START SUPPLIED DATA

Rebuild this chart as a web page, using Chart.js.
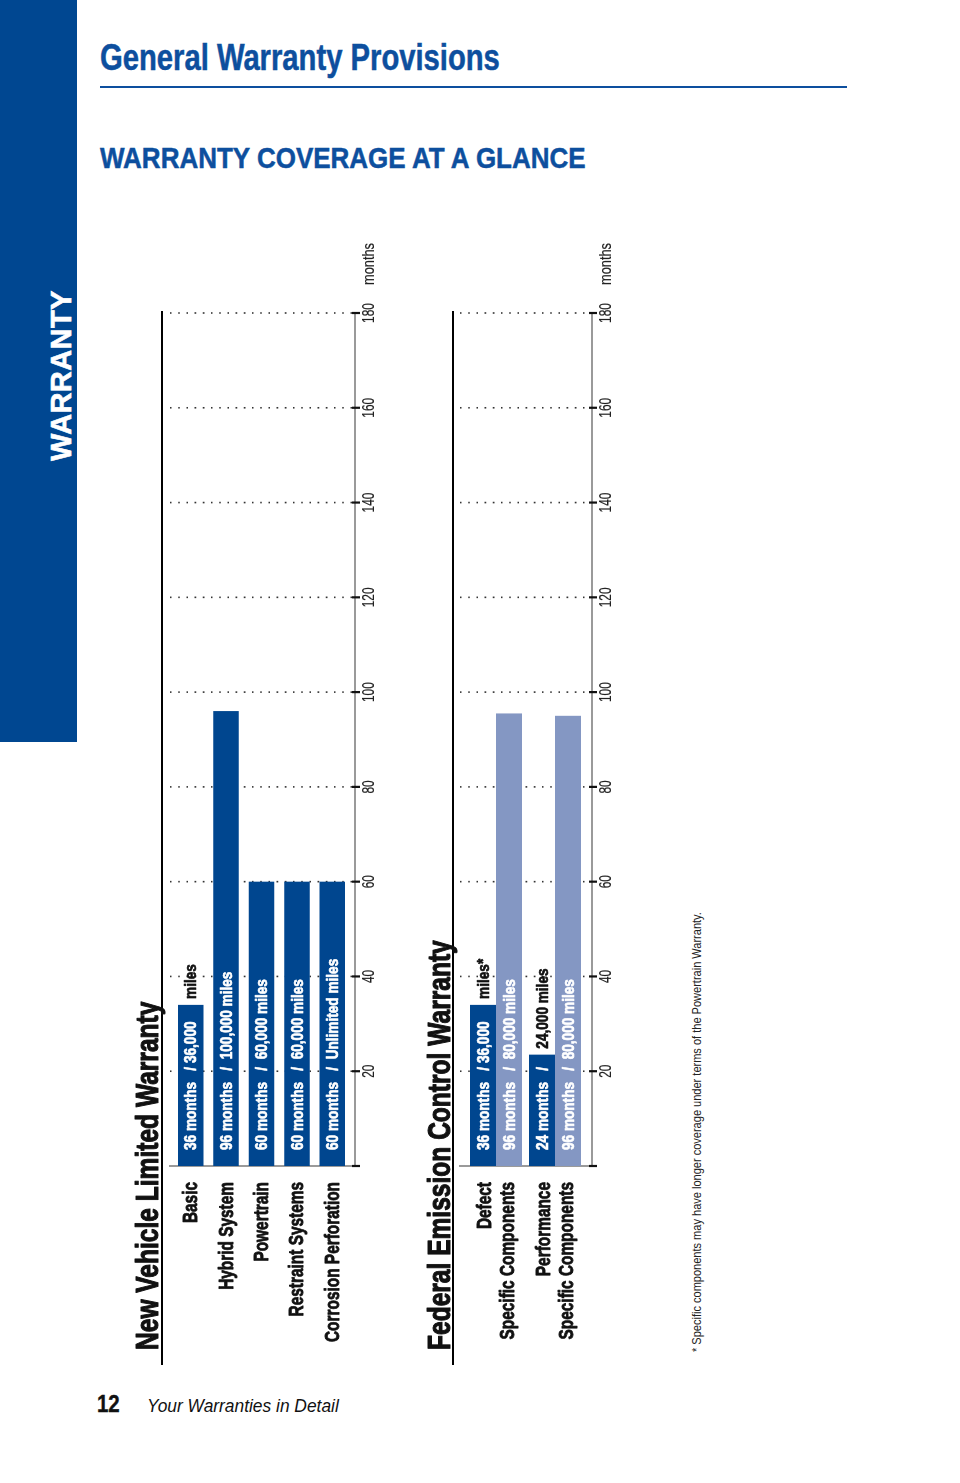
<!DOCTYPE html>
<html><head><meta charset="utf-8">
<script src="https://cdn.jsdelivr.net/npm/chart.js@4.4.1/dist/chart.umd.min.js"></script>
<style>
html,body{margin:0;padding:0;background:#fff;}
body{width:960px;height:1483px;position:relative;overflow:hidden;font-family:'Liberation Sans',Arial,sans-serif;}
.side{position:absolute;left:0;top:0;width:77px;height:742px;background:#004791;}
.t{position:absolute;white-space:nowrap;transform-origin:0 0;}
.sideText{left:47px;top:461px;font-weight:bold;font-size:29px;line-height:29px;color:#fff;letter-spacing:0.4px;-webkit-text-stroke:0.6px #fff;}
.h1{left:100px;top:39.5px;font-weight:bold;font-size:36px;line-height:36px;color:#0d4f9e;-webkit-text-stroke:0.5px #0d4f9e;}
.rule{position:absolute;left:100px;top:86px;width:747px;height:1.5px;background:#0d4f9e;}
.h2{left:100px;top:143px;font-weight:bold;font-size:30px;line-height:30px;color:#0d4f9e;-webkit-text-stroke:0.5px #0d4f9e;}
.pg{left:97px;top:1392px;font-weight:bold;font-size:24px;line-height:24px;color:#111;-webkit-text-stroke:0.4px #111;}
.foot{left:147px;top:1397px;font-style:italic;font-size:18px;line-height:18px;color:#111;}
.note{left:690px;top:1352px;font-size:12.5px;line-height:14px;color:#222;}
.chartBox{position:absolute;transform-origin:0 0;transform:rotate(-90deg);}
</style>
</head>
<body>
<div class="side"></div>
<div class="t sideText" data-rot="1">WARRANTY</div>
<div class="t h1" data-fit="400">General Warranty Provisions</div>
<div class="rule"></div>
<div class="t h2" data-fit="486">WARRANTY COVERAGE AT A GLANCE</div>

<div class="chartBox" style="left:125px;top:1370px;width:1140px;height:270px;"><canvas id="c1" width="1140" height="270"></canvas></div>
<div class="chartBox" style="left:415px;top:1370px;width:1140px;height:225px;"><canvas id="c2" width="1140" height="225"></canvas></div>

<div class="t note" data-rot="1" data-fit="440">* Specific components may have longer coverage under terms of the Powertrain Warranty.</div>
<div class="t pg" data-fit="23">12</div>
<div class="t foot" data-fit="192">Your Warranties in Detail</div>

<script>
// ---------- DATA ----------
const tickValues = [20, 40, 60, 80, 100, 120, 140, 160, 180];
const tickMarkValues = [0, 20, 40, 60, 80, 100, 120, 140, 160, 180];
const axisUnit = 'months';

const nvlwTitle = 'New Vehicle Limited Warranty';
const nvlwCategories = ['Basic', 'Hybrid System', 'Powertrain', 'Restraint Systems', 'Corrosion Perforation'];
const nvlwMonths = [34, 96, 60, 60, 60];
const nvlwInside = ['36 months   / 36,000', '96 months   /  100,000 miles', '60 months   /  60,000 miles', '60 months   /  60,000 miles', '60 months   /  Unlimited miles'];
const nvlwOutside = ['miles', '', '', '', ''];

const femTitle = 'Federal Emission Control Warranty';
const femCategories = [['Defect', 'Specific Components'], ['Performance', 'Specific Components']];
const femWarrantyMonths = [34, 23.5];
const femComponentMonths = [95.5, 95];
const femWarrantyInside = ['36 months   / 36,000', '24 months   /'];
const femWarrantyOutside = ['miles*', '24,000 miles'];
const femComponentInside = ['96 months   /  80,000 miles', '96 months   /  80,000 miles'];
const femComponentOutside = ['', ''];

// ---------- HTML text fitting ----------
document.querySelectorAll('.t').forEach(el => {
  const fit = el.dataset.fit ? parseFloat(el.dataset.fit) / el.scrollWidth : 1;
  const rot = el.dataset.rot ? 'rotate(-90deg) ' : '';
  el.style.transform = rot + 'scaleX(' + fit + ')';
});

// ---------- STYLE ----------
const SANS = "'Liberation Sans',Arial,sans-serif";
const DARK = '#00468f';
const LIGHT = '#8497c3';

function txt(ctx, s, x, y, font, k, align, color, stroke, baseline) {
  ctx.save();
  ctx.font = font; ctx.fillStyle = color; ctx.textAlign = align; ctx.textBaseline = baseline || 'middle';
  ctx.translate(x, y); ctx.scale(k, 1);
  ctx.fillText(s, 0, 0);
  if (stroke) { ctx.strokeStyle = color; ctx.lineWidth = stroke; ctx.lineJoin = 'round'; ctx.strokeText(s, 0, 0); }
  ctx.restore();
}

const decor = {
  id: 'decor',
  beforeDatasetsDraw(chart, args, o) {
    const ctx = chart.ctx, x = chart.scales.x;
    ctx.save();
    ctx.strokeStyle = '#333';
    ctx.lineWidth = 1.6;
    ctx.setLineDash([1.6, 6.6]);
    tickValues.forEach(v => {
      const px = x.getPixelForValue(v);
      ctx.beginPath(); ctx.moveTo(px, o.gridStart); ctx.lineTo(px, o.axisPos - 3); ctx.stroke();
    });
    ctx.setLineDash([]);
    const p0 = x.getPixelForValue(0);
    ctx.strokeStyle = '#9a9a9a'; ctx.lineWidth = 2;
    ctx.beginPath(); ctx.moveTo(p0, o.gridStart - 1); ctx.lineTo(p0, o.axisPos); ctx.stroke();
    ctx.restore();
  },
  afterDatasetsDraw(chart, args, o) {
    const ctx = chart.ctx, x = chart.scales.x, y = chart.scales.y;
    ctx.save();
    ctx.strokeStyle = '#9a9a9a'; ctx.lineWidth = 2;
    ctx.beginPath(); ctx.moveTo(x.getPixelForValue(0), o.axisPos); ctx.lineTo(x.getPixelForValue(180), o.axisPos); ctx.stroke();
    ctx.strokeStyle = '#111'; ctx.lineWidth = 2.2;
    tickMarkValues.forEach(v => {
      const px = x.getPixelForValue(v);
      ctx.beginPath(); ctx.moveTo(px, o.axisPos - 3); ctx.lineTo(px, o.axisPos + 5); ctx.stroke();
    });
    ctx.strokeStyle = '#000'; ctx.lineWidth = 2;
    ctx.beginPath(); ctx.moveTo(5, o.sepPos); ctx.lineTo(x.getPixelForValue(180) + 2, o.sepPos); ctx.stroke();
    ctx.restore();
    // tick labels
    tickValues.forEach(v => txt(ctx, String(v), x.getPixelForValue(v), o.axisPos + 15, '16px ' + SANS, 0.74, 'center', '#222', 0.2));
    txt(ctx, axisUnit, x.getPixelForValue(180) + 28, o.axisPos + 15, '16px ' + SANS, 0.8, 'left', '#222', 0.2);
    // category labels
    chart.data.labels.forEach((lab, i) => {
      const lines = Array.isArray(lab) ? lab : [lab];
      const cy = y.getPixelForTick(i);
      lines.forEach((s, j) => {
        const off = (j - (lines.length - 1) / 2) * 23;
        txt(ctx, s, x.left - 16, cy + off + 1, 'bold 20px ' + SANS, 0.77, 'right', '#111', 0.8);
      });
    });
    // title
    txt(ctx, o.title, 20, o.titleBase, 'bold 30.5px ' + SANS, 0.805, 'left', '#111', 1.1, 'alphabetic');
    // bar labels
    o.inside.forEach((arr, di) => {
      chart.getDatasetMeta(di).data.forEach((el, i) => {
        if (arr[i]) txt(ctx, arr[i], el.base + 16, el.y + 1, 'bold 17px ' + SANS, 0.8, 'left', '#fff', 0.7);
        const out = o.outside[di][i];
        if (out) txt(ctx, out, el.x + 6, el.y + 1, 'bold 17px ' + SANS, 0.8, 'left', '#111', 0.7);
      });
    });
  }
};

function makeChart(id, labels, datasets, cfg) {
  const H = document.getElementById(id).height;
  return new Chart(document.getElementById(id), {
    type: 'bar',
    data: { labels, datasets },
    plugins: [decor],
    options: {
      indexAxis: 'y',
      responsive: false,
      animation: false,
      layout: { padding: { top: cfg.areaTop, right: 83, bottom: 0, left: 0 } },
      plugins: {
        legend: { display: false },
        tooltip: { enabled: false },
        decor: cfg
      },
      scales: {
        x: {
          type: 'linear', position: 'bottom', min: 0, max: 180,
          grid: { display: false, drawTicks: false }, border: { display: false },
          afterBuildTicks: s => { s.ticks = tickValues.map(v => ({ value: v })); },
          afterFit: s => { s.height = H - cfg.areaBottom; },
          ticks: { display: false }
        },
        y: {
          type: 'category',
          grid: { display: false, drawTicks: false }, border: { display: false },
          afterFit: s => { s.width = 204; },
          ticks: { display: false }
        }
      }
    }
  });
}

makeChart('c1', nvlwCategories, [
  { data: nvlwMonths, backgroundColor: DARK, barPercentage: 0.72, categoryPercentage: 1 }
], {
  areaTop: 48, areaBottom: 225, axisPos: 230, sepPos: 37, gridStart: 45, titleBase: 33,
  title: nvlwTitle, inside: [nvlwInside], outside: [nvlwOutside]
});

makeChart('c2', femCategories, [
  { data: femWarrantyMonths, backgroundColor: DARK, barPercentage: 1, categoryPercentage: 0.881 },
  { data: femComponentMonths, backgroundColor: LIGHT, barPercentage: 1, categoryPercentage: 0.881 }
], {
  areaTop: 51.5, areaBottom: 169.5, axisPos: 177, sepPos: 38, gridStart: 45, titleBase: 35,
  title: femTitle, inside: [femWarrantyInside, femComponentInside], outside: [femWarrantyOutside, femComponentOutside]
});
</script>
</body></html>
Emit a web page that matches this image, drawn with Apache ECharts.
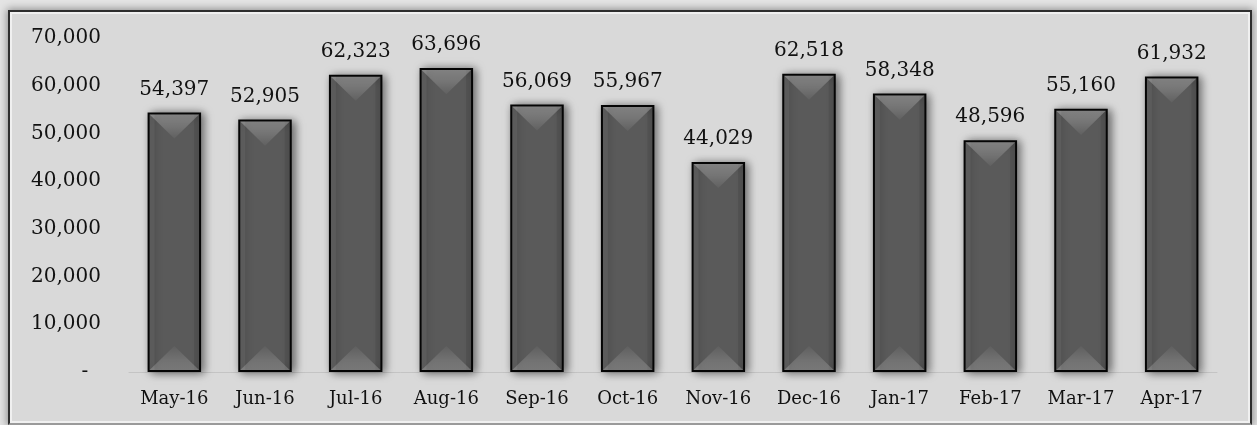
<!DOCTYPE html>
<html>
<head>
<meta charset="utf-8">
<script src="https://cdn.jsdelivr.net/npm/echarts@6/dist/echarts.min.js"></script>
<style>
  html, body { margin: 0; padding: 0; }
  body { width: 1257px; height: 425px; position: relative; overflow: hidden; background: #e4e4e4; }
  #frame { position: absolute; left: 8px; top: 10px; width: 1240px; height: 411px;
           border: 2px solid #2e2e2e; border-bottom-color: #9a9a9a; background: #d9d9d9;
           box-shadow: inset 0 0 0 2px #f0f0f0, 0 0 8px 1px rgba(0,0,0,0.4); }
  #chart { position: absolute; left: 0; top: 0; width: 1257px; height: 425px; }
</style>
</head>
<body>
<div id="frame"></div>
<div id="chart"></div>
<script>
const categories = ['May-16','Jun-16','Jul-16','Aug-16','Sep-16','Oct-16','Nov-16','Dec-16','Jan-17','Feb-17','Mar-17','Apr-17'];
const values = [54397, 52905, 62323, 63696, 56069, 55967, 44029, 62518, 58348, 48596, 55160, 61932];
const yTicks = [0, 10000, 20000, 30000, 40000, 50000, 60000, 70000];

const FONT = 'DejaVu Serif';
const BAR_W = 0.59;
const fmt = v => v === 0 ? '-  ' : v.toLocaleString('en-US');

const chart = echarts.init(document.getElementById('chart'), null, { renderer: 'canvas' });
chart.setOption({
  backgroundColor: 'transparent',
  animation: false,
  grid: { left: 129, right: 40, top: 38, bottom: 53, containLabel: false },
  xAxis: {
    type: 'category',
    data: categories,
    axisLine: { show: true, lineStyle: { color: '#c4c4c4', width: 1 } },
    axisTick: { show: false },
    axisLabel: { color: '#111', fontFamily: FONT, fontSize: 18, margin: 18 }
  },
  yAxis: {
    type: 'value',
    min: yTicks[0],
    max: yTicks[yTicks.length - 1],
    interval: 10000,
    splitLine: { show: false },
    axisLine: { show: false },
    axisTick: { show: false },
    axisLabel: { color: '#111', fontFamily: FONT, fontSize: 20, margin: 28, formatter: fmt }
  },
  series: [
    {
      type: 'bar',
      data: values,
      barWidth: (BAR_W * 100) + '%',
      itemStyle: {
        color: '#5a5a5a',
        borderColor: '#050505',
        borderWidth: 2,
        shadowColor: 'rgba(0,0,0,0.55)',
        shadowBlur: 9,
        shadowOffsetX: 3,
        shadowOffsetY: 1
      },
      label: {
        show: true,
        position: 'top',
        distance: 13,
        color: '#111',
        fontFamily: FONT,
        fontSize: 20,
        formatter: p => fmt(p.value)
      }
    },
    {
      type: 'custom',
      silent: true,
      z: 5,
      data: values.map((v, i) => [i, v]),
      renderItem: function (params, api) {
        const i = api.value(0), v = api.value(1);
        const top = api.coord([i, v]);
        const bot = api.coord([i, 0]);
        const w = api.size([1, 0])[0] * BAR_W;
        const b = 2;
        const l = top[0] - w / 2 + b, r = top[0] + w / 2 - b;
        const t = top[1] + b, btm = bot[1] - b;
        const d = w * 0.45;
        return {
          type: 'group',
          children: [
            { type: 'rect', shape: { x: l, y: t, width: 5, height: btm - t },
              style: { fill: 'rgba(255,255,255,0.06)' } },
            { type: 'rect', shape: { x: r - 5, y: t, width: 5, height: btm - t },
              style: { fill: 'rgba(0,0,0,0.08)' } },
            { type: 'polygon', shape: { points: [[l, t], [r, t], [top[0], t + d]] },
              style: { fill: new echarts.graphic.LinearGradient(0, 0, 0, 1, [
                { offset: 0, color: 'rgba(255,255,255,0.28)' },
                { offset: 1, color: 'rgba(255,255,255,0.04)' }]) } },
            { type: 'polygon', shape: { points: [[l, btm], [r, btm], [top[0], btm - d]] },
              style: { fill: new echarts.graphic.LinearGradient(0, 0, 0, 1, [
                { offset: 0, color: 'rgba(255,255,255,0.03)' },
                { offset: 1, color: 'rgba(255,255,255,0.22)' }]) } }
          ]
        };
      }
    }
  ]
});
</script>
</body>
</html>
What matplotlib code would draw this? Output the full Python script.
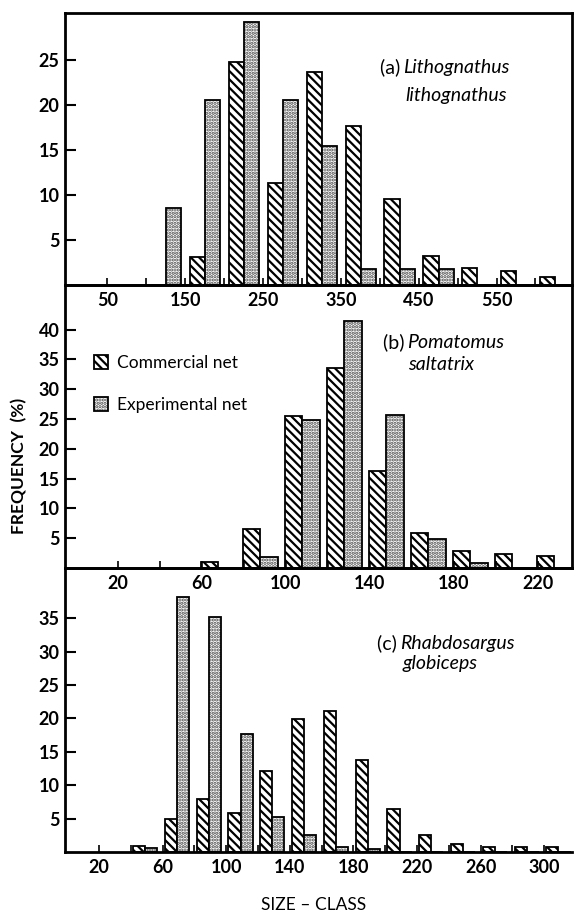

END SUPPLIED DATA

• [WHAT TO DO]: Give back exactly the lines from the one that holds "Emit a web page" to the one that holds "const fmt = v", with both ends and without the images.

• [RESULT BELOW]:
Emit a web page that matches this image, drawn with Apache ECharts.
<!DOCTYPE html>
<html>
<head>
<meta charset="utf-8">
<script src="https://cdn.jsdelivr.net/npm/echarts@6/dist/echarts.min.js"></script>
<style>
  html, body { margin: 0; padding: 0; }
  body { width: 1257px; height: 425px; position: relative; overflow: hidden; background: #e4e4e4; }
  #frame { position: absolute; left: 8px; top: 10px; width: 1240px; height: 411px;
           border: 2px solid #2e2e2e; border-bottom-color: #9a9a9a; background: #d9d9d9;
           box-shadow: inset 0 0 0 2px #f0f0f0, 0 0 8px 1px rgba(0,0,0,0.4); }
  #chart { position: absolute; left: 0; top: 0; width: 1257px; height: 425px; }
</style>
</head>
<body>
<div id="frame"></div>
<div id="chart"></div>
<script>
const categories = ['May-16','Jun-16','Jul-16','Aug-16','Sep-16','Oct-16','Nov-16','Dec-16','Jan-17','Feb-17','Mar-17','Apr-17'];
const values = [54397, 52905, 62323, 63696, 56069, 55967, 44029, 62518, 58348, 48596, 55160, 61932];
const yTicks = [0, 10000, 20000, 30000, 40000, 50000, 60000, 70000];

const FONT = 'DejaVu Serif';
const BAR_W = 0.59;
const fmt = v => v === 0 ? '-  ' : v.toLocaleString('en-US');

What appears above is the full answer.